The budget manager is the final step after any scheduling operation:

// In your app's startup sequence
func syncAllNotifications() async {
    await habitScheduler.scheduleAll()
    await depletionScheduler.scheduleAll()
    await onboardingScheduler.scheduleDay1Reminders()

    // Always enforce after all schedulers finish
    await NotificationBudgetManager.shared.enforceLimit()
}

Call it:

• After batch scheduling — app launch, settings changes, bulk reschedules
• After each scheduler completes — when a single scheduler runs independently (e.g., after a user enables a new habit)
• NOT after every single .add() call — this would query and sort the pending list repeatedly for no benefit

The pattern for individual schedulers:

func scheduleHabitReminders(for habit: Habit) async {
    // Schedule 7 days of reminders
    for day in 0..<7 {
        let request = buildRequest(for: habit, dayOffset: day)
        try? await UNUserNotificationCenter.current().add(request)
    }
    // Enforce limit once, after all 7 are added
    await NotificationBudgetManager.shared.enforceLimit()
}

TIP

If multiple schedulers fire in rapid succession, the actor serialization already handles this — each enforceLimit() call waits its turn. No explicit debouncing needed.

Conclusion

The 64 pending notification limit is real, silent, and affects every iOS app that schedules more than a handful of local notifications. Without a budget manager, your app will silently lose notifications — and users will blame your app, not iOS.

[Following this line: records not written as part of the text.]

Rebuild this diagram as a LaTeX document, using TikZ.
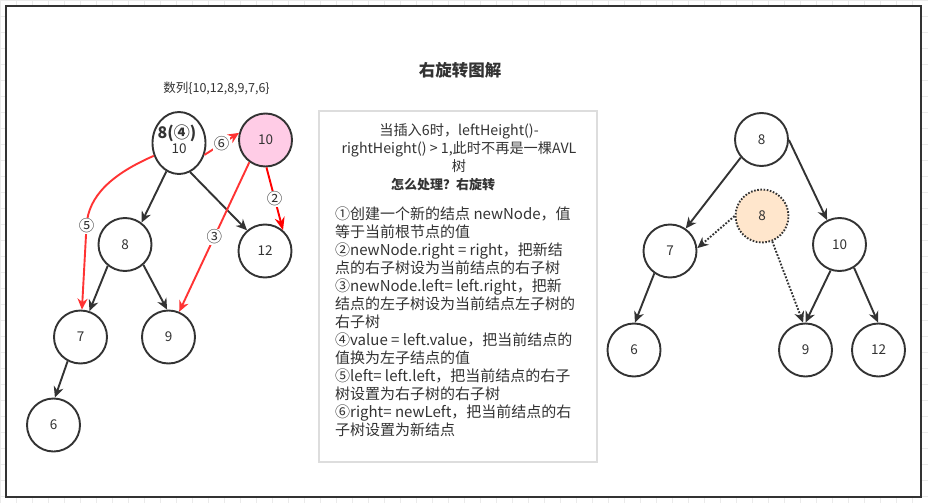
\documentclass[tikz,border=0pt]{standalone}
\usepackage{fontspec}
\setmainfont{Noto Sans CJK SC}
\usetikzlibrary{arrows.meta, shapes.geometric}

\definecolor{linegray}{HTML}{333333}
\definecolor{stepred}{HTML}{FF3333}
\definecolor{pinkfill}{HTML}{FFCCE6}
\definecolor{peachfill}{HTML}{FFE6CC}
\definecolor{boxgray}{HTML}{DDDDDD}
\definecolor{gridgray}{HTML}{EBEBEB}

\tikzset{
  treenode/.style={circle, draw=linegray, line width=1.9pt, minimum size=53pt, inner sep=0pt, text=linegray, font=\fontsize{13.5}{16}\selectfont},
  treeedge/.style={draw=linegray, line width=1.9pt, -{Stealth[length=11pt,width=10pt]}},
  movededge/.style={treeedge, dash pattern=on 1.8pt off 1.6pt},
  stepedge/.style={draw=stepred, line width=1.9pt, -{Stealth[length=11pt,width=10pt]}},
  steplabel/.style={fill=white, inner sep=1pt, text=linegray, font=\fontsize{15.5}{17}\selectfont},
  notetext/.style={inner sep=0pt, text=linegray},
}

\begin{document}
\begin{tikzpicture}[x=1pt, y=-1pt]
    \useasboundingbox (0,0) rectangle (928,503);

    % Background grid and frame
    \draw[gridgray, line width=0.6pt, step=16pt] (0,0) grid (928,503);
    \draw[linegray, line width=2pt, fill=white] (6,6) rectangle (921,497);

    \node[notetext, font=\bfseries\fontsize{16.5}{18}\selectfont] (title) at (460,70) {右旋转图解};
    \node[notetext, font=\fontsize{12.5}{15}\selectfont] (sequence) at (216.5,88) {数列\{10,12,8,9,7,6\}};

    % Left tree, before the rotation
    \node[treenode, ellipse, minimum width=53pt, minimum height=62pt] (root) at (179,143) {};
    \node[notetext, font=\bfseries\fontsize{16}{18}\selectfont] (rootnew) at (177,133) {8(④)};
    \node[notetext, font=\fontsize{13.5}{16}\selectfont] (rootold) at (179,149) {10};
    \node[treenode, fill=pinkfill] (newnode) at (265.5,140) {10};
    \node[treenode] (l8) at (125,244.5) {8};
    \node[treenode] (l12) at (265,251) {12};
    \node[treenode] (l7) at (80.5,337) {7};
    \node[treenode] (l9) at (168.5,337) {9};
    \node[treenode] (l6) at (53.5,425) {6};

    \draw[treeedge] (root.-114) -- (l8.53);
    \draw[treeedge] (root.-69) -- (l12.131);
    \draw[treeedge] (l8.-129) -- (l7.71);
    \draw[treeedge] (l8.-48) -- (l9.93);
    \draw[treeedge] (l7.-118) -- (l6.87);

    % Steps of the rotation
    \draw[stepedge] (root.-25) -- node[steplabel] {⑥} (newnode.165);
    \draw[stepedge, draw=red, -{Stealth[length=13pt,width=10pt]}] (newnode.-88) -- node[steplabel] {②} (l12.49);
    \draw[stepedge] (newnode.-126) -- node[steplabel] {③} (l9.67);
    \draw[stepedge] (root.-153) .. controls (112,174) and (88,196) .. (86.5,226) node[steplabel] {⑤} -- (l7.87);

    % Notes
    \draw[boxgray, line width=1.5pt] (319,111) rectangle (597,462);
    \node[notetext, align=center, anchor=north, font=\fontsize{14.2}{18}\selectfont] (question) at (459,123)
        {当插入6时，leftHeight()-\\rightHeight() > 1,此时不再是一棵AVL\\树};
    \node[notetext, font=\bfseries\fontsize{13}{15}\selectfont] (answer) at (443,185) {怎么处理？右旋转};
    \node[notetext, align=left, anchor=north west, font=\fontsize{15}{18}\selectfont] (steps) at (335,207)
        {①创建一个新的结点 newNode，值\\
         等于当前根节点的值\\
         ②newNode.right = right，把新结\\
         点的右子树设为当前结点的右子树\\
         ③newNode.left= left.right，把新\\
         结点的左子树设为当前结点左子树的\\
         右子树\\
         ④value = left.value，把当前结点的\\
         值换为左子结点的值\\
         ⑤left= left.left，把当前结点的右子\\
         树设置为右子树的右子树\\
         ⑥right= newLeft，把当前结点的右\\
         子树设置为新结点};

    % Right tree, after the rotation
    \node[treenode] (r8) at (761.5,139.5) {8};
    \node[treenode, fill=peachfill, dash pattern=on 1.6pt off 1.6pt] (copy8) at (762,216) {8};
    \node[treenode] (r7) at (670,251) {7};
    \node[treenode] (r10) at (839.5,244.5) {10};
    \node[treenode] (r6) at (634,350) {6};
    \node[treenode] (r9) at (805.5,350) {9};
    \node[treenode] (r12) at (878.5,350) {12};

    \draw[treeedge] (r8.-139) -- (r7.55);
    \draw[treeedge] (r8.-1) -- (r10.117);
    \draw[treeedge] (r7.-125) -- (r6.88);
    \draw[treeedge] (r10.-109) -- (r9.90);
    \draw[treeedge] (r10.-58) -- (r12.91);
    \draw[movededge] (copy8.180) -- (r7.6);
    \draw[movededge] (copy8.-68) -- (r9.95);

\end{tikzpicture}
\end{document}
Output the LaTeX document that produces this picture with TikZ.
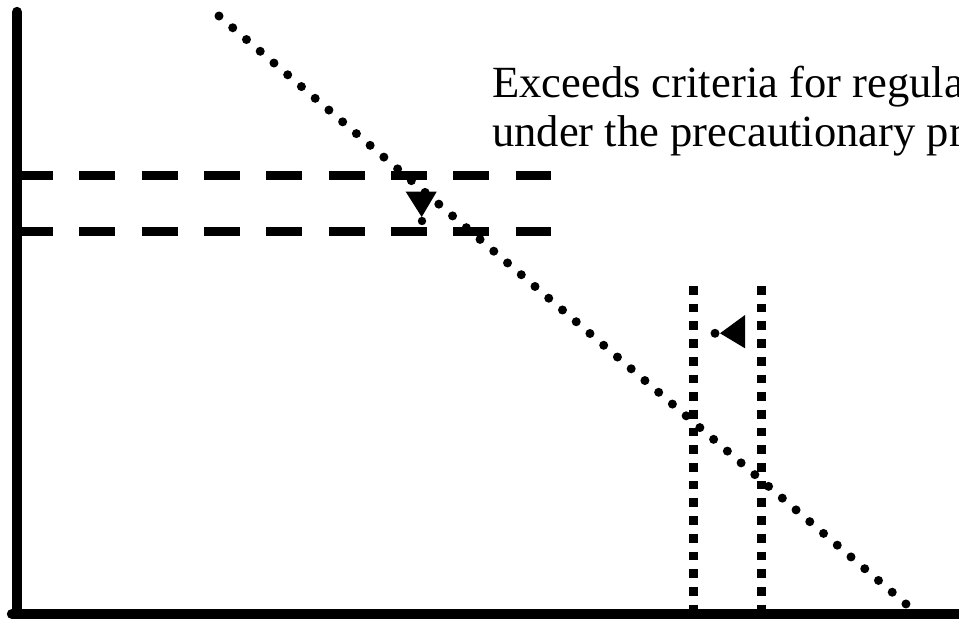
\documentclass[tikz,border=0pt]{standalone}
\usepackage{fontspec}
\setmainfont{Liberation Serif}

\begin{document}
\begin{tikzpicture}[x=0.025cm,y=-0.025cm,
 axis/.style={line width=0.26cm,line cap=round},
 limit/.style={line width=0.225cm,dash pattern=on 0.9cm off 0.6575cm},
 trend/.style={line width=0.225cm,line cap=round,dash pattern=on 0pt off 0.452cm},
 band/.style={line width=0.2175cm,dash pattern=on 0.2175cm off 0.225cm},
 note/.style={anchor=base west,inner sep=0pt,font=\fontsize{31.7}{32}\selectfont}]
\clip (0,0) rectangle (959,618);
% axes
\draw[axis] (17,12)--(17,630);
\draw[axis] (12,614)--(970,614);
% two limits, dashed
\draw[limit] (17,175.5)--(551,175.5);
\draw[limit] (17,231)--(551,231);
% falling trend
\draw[trend] (219,16)--(906,604);
% band between two dotted verticals
\draw[band] (693.3,286)--(693.3,612);
\draw[band] (761.7,286)--(761.7,612);
% markers
\fill (405.7,191.7)--(436.7,191.7)--(421.7,217)--cycle;
\fill (422,221) circle (4.2);
\fill (720,333.3)--(745,315)--(745,348.3)--cycle;
\fill (715,333.3) circle (4.5);
\node[note] (line1) at (492,97.7) {Exceeds criteria for regula};
\node[note] (line2) at (492,146.5) {under the precautionary pr};
\end{tikzpicture}
\end{document}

The key design decisions in this implementation:

1. Priority hierarchy — Encode which notification types matter most. User-configured reminders survive; ambient nudges get evicted.
2. Deterministic two-tier sort — Fire date first, priority second. The result is predictable and testable.
3. Swift actor isolation — The compiler enforces thread safety. No locks, no queues, no runtime surprises.
4. Protocol-based testability — Wrap UNUserNotificationCenter behind a protocol. Test the algorithm with mock data, not real notification APIs.

Where to go from here:

• Analytics: Track eviction counts per type to understand if your notification budget allocation needs rebalancing
• Dynamic budgets: Allocate a percentage of the 64 slots per type (e.g., 40 for habits, 10 for depletion, 14 for everything else)
• Adaptive priority: Boost priority for notification types with higher tap rates based on user engagement data

For more on iOS notification scheduling, see Apple's UserNotifications framework documentation and the WWDC 2017 session on notification best practices.